-------- AVAILABLE DATA --------

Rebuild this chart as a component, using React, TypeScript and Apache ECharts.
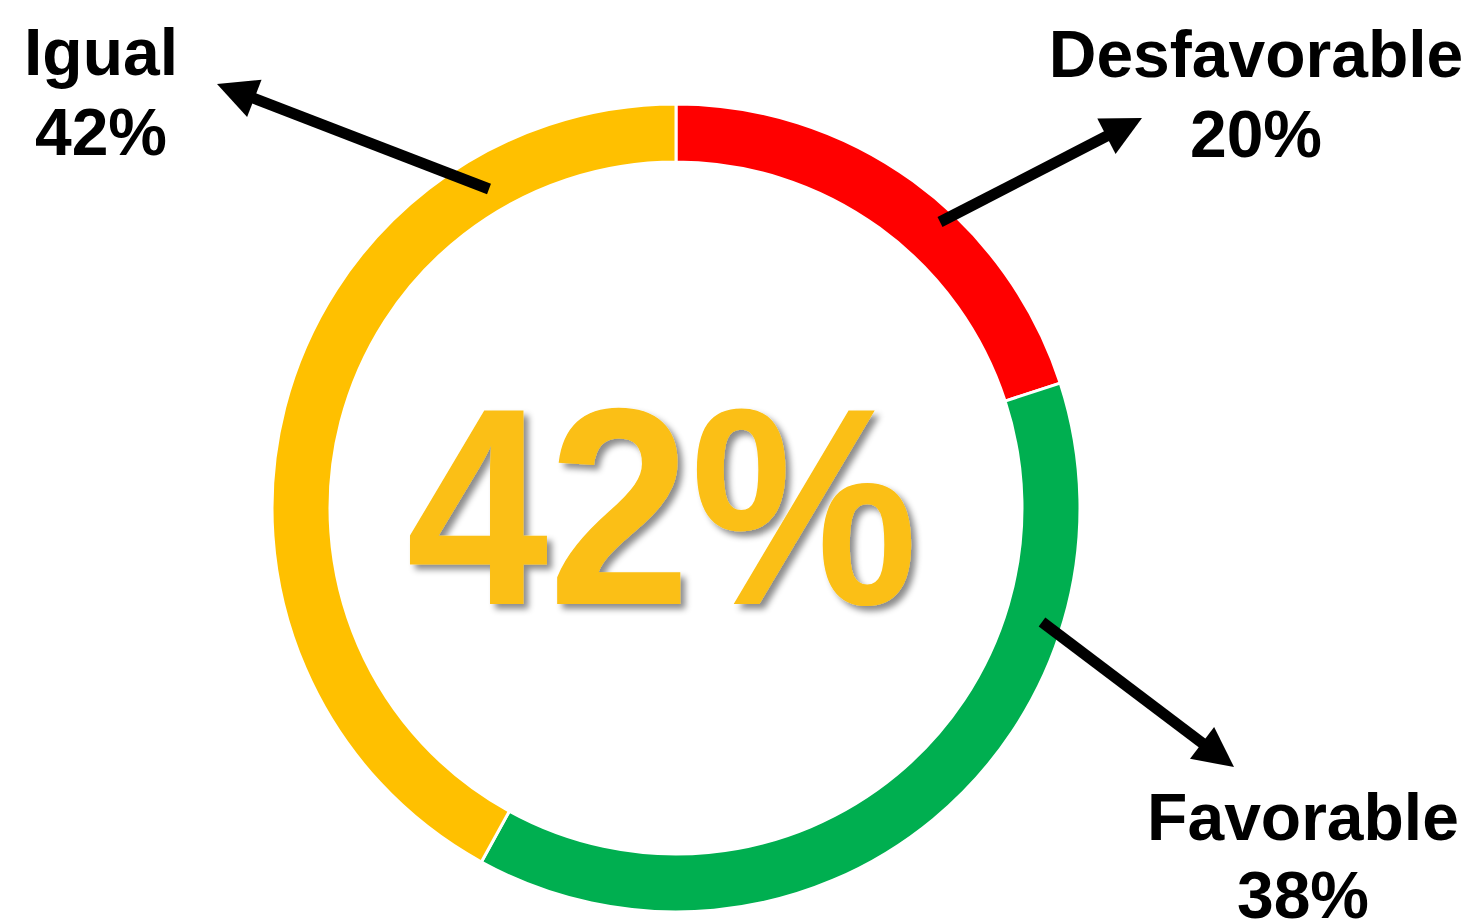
import React, { useEffect, useRef } from "react";
import * as echarts from "echarts";

const categories = ["Desfavorable", "Favorable", "Igual"];
const values = [20, 38, 42];
const colors = ["#FF0000", "#00AF50", "#FFC000"];
const centerLabel = "42%";

type Arrow = { from: [number, number]; to: [number, number] };

function arrowGraphic(a: Arrow) {
  const [x1, y1] = a.from;
  const [x2, y2] = a.to;
  const dx = x2 - x1;
  const dy = y2 - y1;
  const len = Math.sqrt(dx * dx + dy * dy);
  const ux = dx / len;
  const uy = dy / len;
  const headLen = 40;
  const headW = 20;
  const bx = x2 - ux * headLen;
  const by = y2 - uy * headLen;
  const px = -uy;
  const py = ux;
  return [
    {
      type: "line",
      z: 10,
      shape: { x1, y1, x2: bx + ux * 4, y2: by + uy * 4 },
      style: { stroke: "#000", lineWidth: 11 },
    },
    {
      type: "polygon",
      z: 10,
      shape: {
        points: [
          [x2, y2],
          [bx + px * headW, by + py * headW],
          [bx - px * headW, by - py * headW],
        ],
      },
      style: { fill: "#000" },
    },
  ];
}

const arrows: Arrow[] = [
  { from: [489, 189], to: [217, 84] },
  { from: [940, 222], to: [1142, 118] },
  { from: [1042, 622], to: [1234, 767] },
];

// Offset from the text's middle (central baseline) to its alphabetic baseline, in em
const CENTRAL = 0.3465;

export default function App() {
  const ref = useRef<HTMLDivElement>(null);
  useEffect(() => {
    if (!ref.current) return;
    const chart = echarts.init(ref.current, null, { renderer: "svg" });
    const font = "'Liberation Sans', Arial, sans-serif";
    const txt = (x: number, baseline: number, text: string, size = 66) => ({
      type: "text",
      z: 10,
      x,
      y: baseline - CENTRAL * size,
      style: {
        text,
        font: `bold ${size}px ${font}`,
        fill: "#000",
        align: "center",
        verticalAlign: "middle",
      },
    });
    const pct = (i: number) => `${values[i]}%`;
    const bigSize = 281;
    chart.setOption({
      animation: false,
      backgroundColor: "#fff",
      series: [
        {
          type: "pie",
          center: [676, 508],
          radius: [346, 404],
          startAngle: 90,
          clockwise: true,
          silent: true,
          label: { show: false },
          labelLine: { show: false },
          itemStyle: { borderColor: "#fff", borderWidth: 3 },
          data: categories.map((c, i) => ({
            name: c,
            value: values[i],
            itemStyle: { color: colors[i] },
          })),
        },
      ],
      graphic: [
        ...arrows.flatMap(arrowGraphic),
        {
          type: "text",
          z: 10,
          x: 662,
          y: 604 - CENTRAL * bigSize,
          scaleX: 0.91,
          style: {
            text: centerLabel,
            font: `bold ${bigSize}px ${font}`,
            fill: "#FBBF13",
            align: "center",
            verticalAlign: "middle",
            textShadowColor: "rgba(0,0,0,0.45)",
            textShadowBlur: 6,
            textShadowOffsetX: 5,
            textShadowOffsetY: 5,
          },
        },
        txt(101, 75, categories[2]),
        txt(101, 155, pct(2)),
        txt(1256, 77, categories[0]),
        txt(1256, 157, pct(0)),
        txt(1303, 840, categories[1]),
        txt(1303, 918, pct(1)),
      ],
    });
    return () => chart.dispose();
  }, []);
  return (
    <div
      ref={ref}
      style={{ position: "fixed", left: 0, top: 0, width: 1476, height: 921 }}
    />
  );
}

--------

_WRITTEN PROBLEM_:
Give again, word for word, every line from the top of the data above to the line holding "from: [number, number];", inclusive, with the pictures left out.

_RESPONSE_:
Rebuild this chart as a component, using React, TypeScript and Apache ECharts.
import React, { useEffect, useRef } from "react";
import * as echarts from "echarts";

const categories = ["Desfavorable", "Favorable", "Igual"];
const values = [20, 38, 42];
const colors = ["#FF0000", "#00AF50", "#FFC000"];
const centerLabel = "42%";

type Arrow = { from: [number, number]; to: [number, number] };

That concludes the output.